Brexiteers “will back British Prime Minister May’s deal if she says when she’s quitting,” the paper claimed.
According to the media outlet, May’s promise to step down soon after Brexit is delivered would help to calm down those Tories who strive for a Canada-style agreement with the EU.
“We know that the future relationship is not binding. This means she is the problem, not the deal per se, since it leaves plenty of flexibility for a successor to organise technical solutions for the Irish border and move towards Canada,” a source told The Times.
The report comes shortly after Andrew Lewer, the Tory MP for Northampton South, became the 25th MP to announce publicly that he had submitted a letter to Sir Graham Brady, the chairman of the backbench 1922 committee, a parliamentary group of the Conservative Party in the House of Commons.
Tory rules dictate that 48 members must submit their withdrawal of support for the leader – in this case Theresa May – in writing to the chairman to trigger a no-confidence vote.
“The 'deal' means we achieve none of the potential freedoms of Brexit but take all the EU's rules and restrictions without a seat at the table.
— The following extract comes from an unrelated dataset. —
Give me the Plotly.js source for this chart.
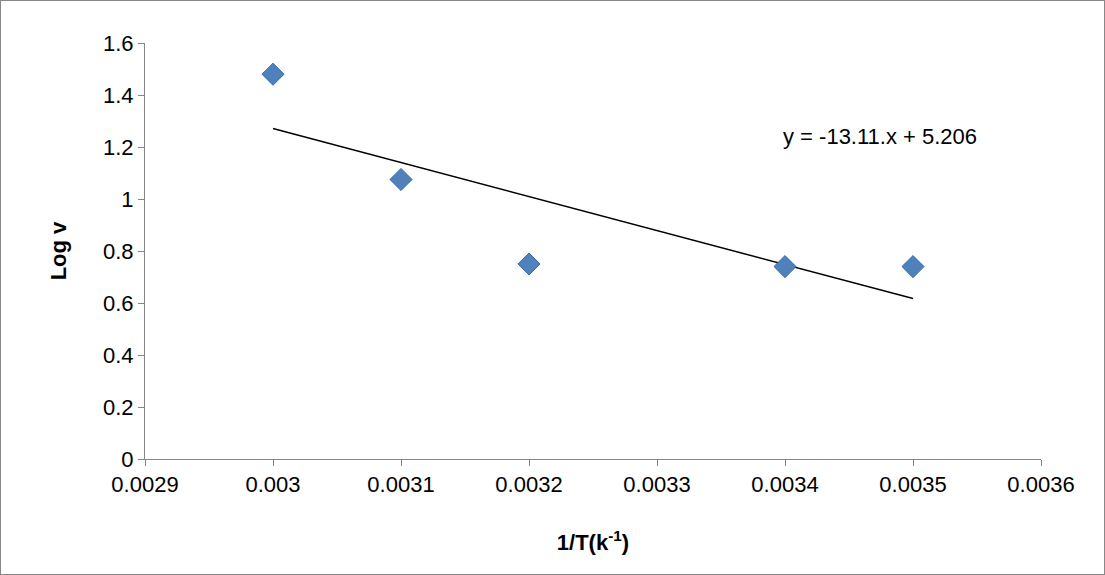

It is not for the Prime Minister, the Cabinet, Civil Servants or other sectional interests to work towards a non-Brexit that tells the public that experts know better than they do…” Lewer wrote.
On Monday, Theresa May embarked on a two-week tour to sell her Brexit deal agreed upon by European leaders, with House of Commons expected to vote on 11 December.
“I’m looking ahead to 11 December and to when this House will be faced with the decision as to whether or not it wishes to deliver on the vote of the British people with a deal that not only delivers that vote but also protects their jobs,” she said at a parliament session on Monday.
After years of negotiations, Theresa May and 27 other EU leaders clinched the divorce agreement and the political declaration on post-Brexit relations on Sunday in Brussels.
“This is the best possible deal. It is the only possible deal,” she said following the meeting, voicing hope that the UK Parliament would ratify the agreement.
The European Council suggested that the agreement enter into force on 30 March 2019, to provide for an ‘orderly’ withdrawal.